UBB Usedomer Bäderbahn GmbH
- Type: Limited liability company (Gesellschaft mit beschränkter Haftung)
- Industry: Transport
- Founded: 1994
- Headquarters: Heringsdorf
- Key people: Jörgen Boße, Andreas Zylka
- Revenue: 22.3 M EUR (2008)
- Total assets: 27.3 M EUR (2008) (balance sheet total)
- Number of employees: 159 (31 December 2008)
- Website: www.ubb-online.com

= Usedomer Bäderbahn =

German company, subsidiary of Deutsche Bahn

The Usedomer Bäderbahn (UBB) with its head office in Heringsdorf, northeastern Germany, is a 100 percent-owned subsidiary of the German national railway, Deutsche Bahn and the owner and operator of the railway network on the island of Usedom as well as the Züssow–Wolgast and Velgast–Barth lines. It refers to all the lines on which it runs services – i.e.

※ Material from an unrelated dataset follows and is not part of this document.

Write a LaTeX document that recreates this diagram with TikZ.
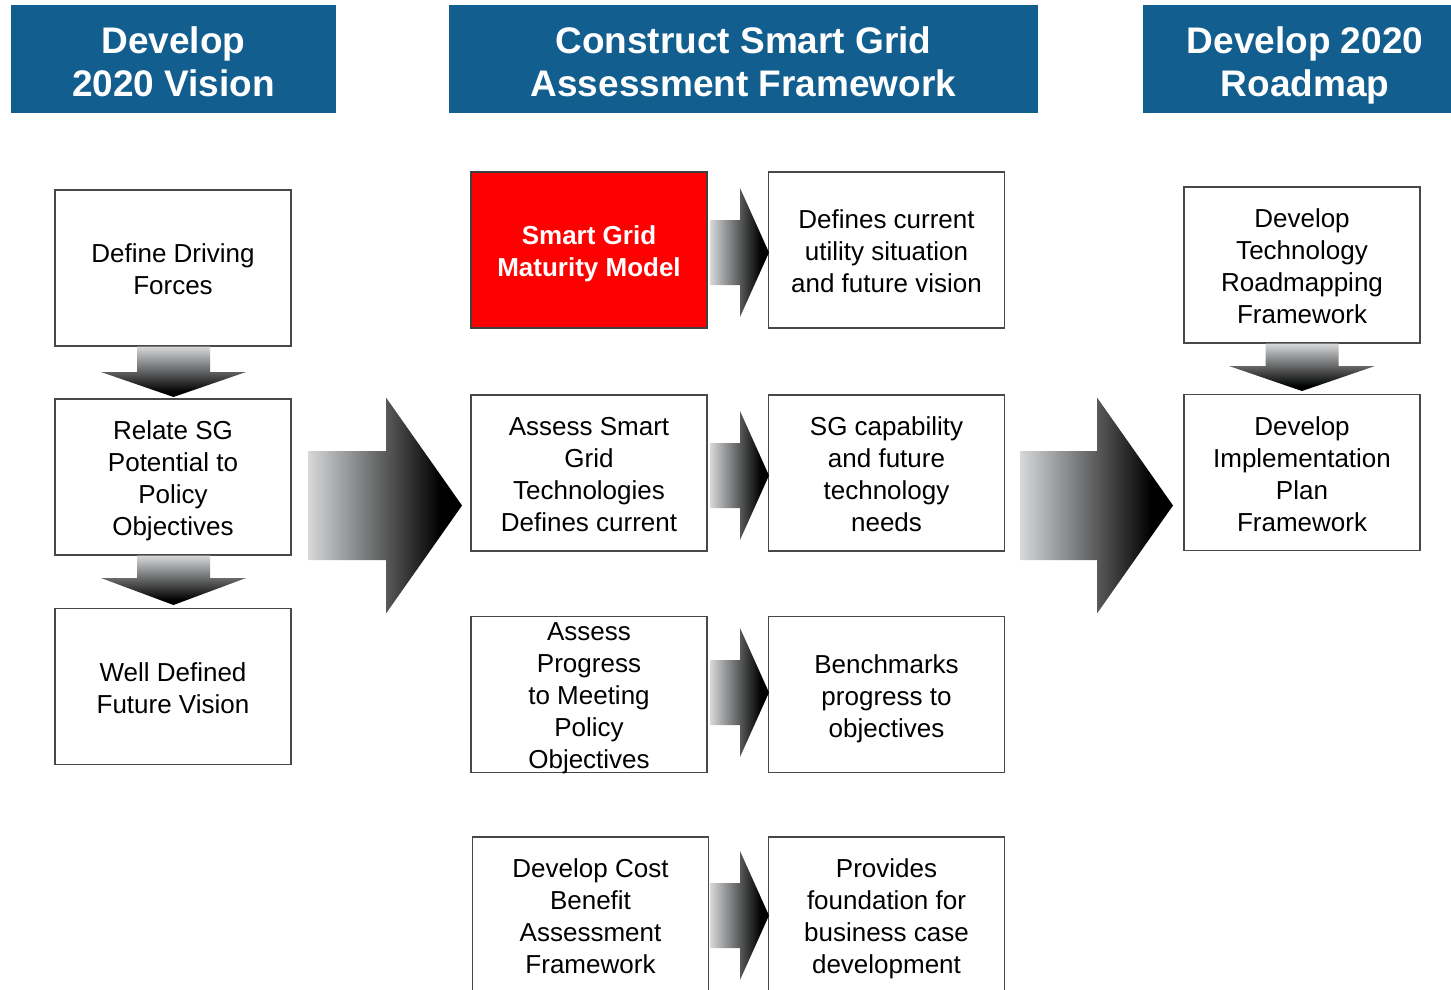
\documentclass[tikz,border=0pt]{standalone}
\usepackage{fontspec}
\setmainfont{Liberation Sans}
\usetikzlibrary{calc}

\definecolor{hdrblue}{RGB}{18,94,143}
\definecolor{boxline}{RGB}{72,72,72}
\definecolor{shaftgray}{RGB}{214,216,218}
\definecolor{sgred}{RGB}{255,0,0}

% gradients for the block arrows: pale grey at the tail, black at the tip
\pgfdeclarehorizontalshading{hgrad}{100bp}{color(0bp)=(shaftgray); color(25bp)=(shaftgray); color(68bp)=(black); color(100bp)=(black)}
\pgfdeclareverticalshading{vgrad}{100bp}{color(0bp)=(black); color(30bp)=(black); color(75bp)=(shaftgray); color(100bp)=(shaftgray)}

% #1 tail, #2 tip, #3 shaft half height, #4 head half height, #5 head length
\newcommand{\blockarrowh}[5]{%
  \path[shading=hgrad] let \p1=(#1), \p2=(#2) in
    (\x1,\y2+#3pt) -- (\x2-#5pt,\y2+#3pt) -- (\x2-#5pt,\y2+#4pt) -- (\x2,\y2)
    -- (\x2-#5pt,\y2-#4pt) -- (\x2-#5pt,\y2-#3pt) -- (\x1,\y2-#3pt) -- cycle;}
% #1 tail, #2 tip, #3 shaft half width, #4 head half width, #5 head length
\newcommand{\blockarrowv}[5]{%
  \path[shading=vgrad] let \p1=(#1), \p2=(#2) in
    (\x2-#3pt,\y1) -- (\x2-#3pt,\y2+#5pt) -- (\x2-#4pt,\y2+#5pt) -- (\x2,\y2)
    -- (\x2+#4pt,\y2+#5pt) -- (\x2+#3pt,\y2+#5pt) -- (\x2+#3pt,\y1) -- cycle;}

\begin{document}
\begin{tikzpicture}[x=1pt,y=-1pt,
  % boxes are drawn empty; their lines of text are set on top of them
  headerbox/.style={fill=hdrblue, inner sep=0pt, minimum height=108pt},
  headertext/.style={text=white, inner sep=0pt, align=center, text depth=0pt,
    yshift=-3pt, font=\fontsize{37}{43}\selectfont\bfseries},
  stagebox/.style={draw=boxline, line width=1.2pt, fill=white, minimum width=236pt,
    minimum height=156pt, inner sep=0pt},
  boxtext/.style={inner sep=0pt, align=center, text depth=0pt, yshift=-1.5pt,
    font=\fontsize{26}{32}\selectfont},
  redbox/.style={stagebox, fill=sgred, draw=black!75},
  redtext/.style={boxtext, text=white, font=\fontsize{26}{32}\selectfont\bfseries}]

\clip (0,0) rectangle (1451,990);
\fill[white] (0,0) rectangle (1451,990);

% column headers
\node[headerbox, minimum width=325pt] (h1) at (173.5,59) {};
\node[headertext] at (h1) {Develop\\2020 Vision};
\node[headerbox, minimum width=589pt] (h2) at (743.5,59) {};
\node[headertext] at (h2) {Construct Smart Grid\\Assessment Framework};
\node[headerbox, minimum width=324pt] (h3) at (1305,59) {};
\node[headertext] at (h3) {Develop 2020\\Roadmap};

% vision column
\node[stagebox] (v1) at (173,268) {};
\node[boxtext] at (v1) {Define Driving\\Forces};
\node[stagebox] (v2) at (173,477) {};
\node[boxtext] at (v2) {Relate SG\\Potential to\\Policy\\Objectives};
\node[stagebox] (v3) at (173,686.5) {};
\node[boxtext] at (v3) {Well Defined\\Future Vision};

% assessment framework: activities (left) and their outcomes (right)
\node[redbox] (m1l) at (589,250) {};
\node[redtext] at (m1l) {Smart Grid\\Maturity Model};
\node[stagebox] (m1r) at (886.5,250) {};
\node[boxtext] at (m1r) {Defines current\\utility situation\\and future vision};
\node[stagebox] (m2l) at (589,473) {};
\node[boxtext] at (m2l) {Assess Smart\\Grid\\Technologies\\Defines current};
\node[stagebox] (m2r) at (886.5,473) {};
\node[boxtext] at (m2r) {SG capability\\and future\\technology\\needs};
\node[stagebox] (m3l) at (589,694.5) {};
\node[boxtext] at (m3l) {Assess\\Progress\\to Meeting\\Policy\\Objectives};
\node[stagebox] (m3r) at (886.5,694.5) {};
\node[boxtext] at (m3r) {Benchmarks\\progress to\\objectives};
\node[stagebox] (m4l) at (590.5,915) {};
\node[boxtext] at (m4l) {Develop Cost\\Benefit\\Assessment\\Framework};
\node[stagebox] (m4r) at (886.5,915) {};
\node[boxtext] at (m4r) {Provides\\foundation for\\business case\\development};

% roadmap column
\node[stagebox] (r1) at (1302,265) {};
\node[boxtext] at (r1) {Develop\\Technology\\Roadmapping\\Framework};
\node[stagebox] (r2) at (1302,472.5) {};
\node[boxtext] at (r2) {Develop\\Implementation\\Plan\\Framework};

% tails and tips of the block arrows
\coordinate (bigA) at (308,505.5);
\coordinate (bigAtip) at (462,505.5);
\coordinate (bigB) at (1020,505.5);
\coordinate (bigBtip) at (1173,505.5);
\coordinate (a1) at (710,252.5);  \coordinate (a1tip) at (769,252.5);
\coordinate (a2) at (710,475.5);  \coordinate (a2tip) at (769,475.5);
\coordinate (a3) at (710,692.5);  \coordinate (a3tip) at (769,692.5);
\coordinate (a4) at (710,915.5);  \coordinate (a4tip) at (769,915.5);
\coordinate (d1tip) at (173.5,397);
\coordinate (d2tip) at (173.5,605);
\coordinate (d3tip) at (1302,391);

% down arrows inside the side columns
\blockarrowv{v1.south}{d1tip}{36.5}{72.5}{25}
\blockarrowv{v2.south}{d2tip}{36.5}{72.5}{27}
\blockarrowv{r1.south}{d3tip}{36.5}{73}{25}

% activity -> outcome arrows
\blockarrowh{a1}{a1tip}{32.5}{64.5}{29}
\blockarrowh{a2}{a2tip}{32.5}{64.5}{29}
\blockarrowh{a3}{a3tip}{32.5}{64.5}{29}
\blockarrowh{a4}{a4tip}{32.5}{64.5}{29}

% stage-to-stage arrows
\blockarrowh{bigA}{bigAtip}{54.5}{108}{76}
\blockarrowh{bigB}{bigBtip}{54.5}{108}{76}

\end{tikzpicture}
\end{document}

Züssow–Stralsund–Velgast – as the Vorpommernbahn or “West Pomeranian Railway”.

The UBB is a member of the Fare Association of Federal and Non-Federal Railways in Germany (Tarifverband der Bundeseigenen und Nichtbundeseigenen Eisenbahnen in Deutschland) or TBNE, albeit without voting rights, because it belongs to Deutsche Bahn.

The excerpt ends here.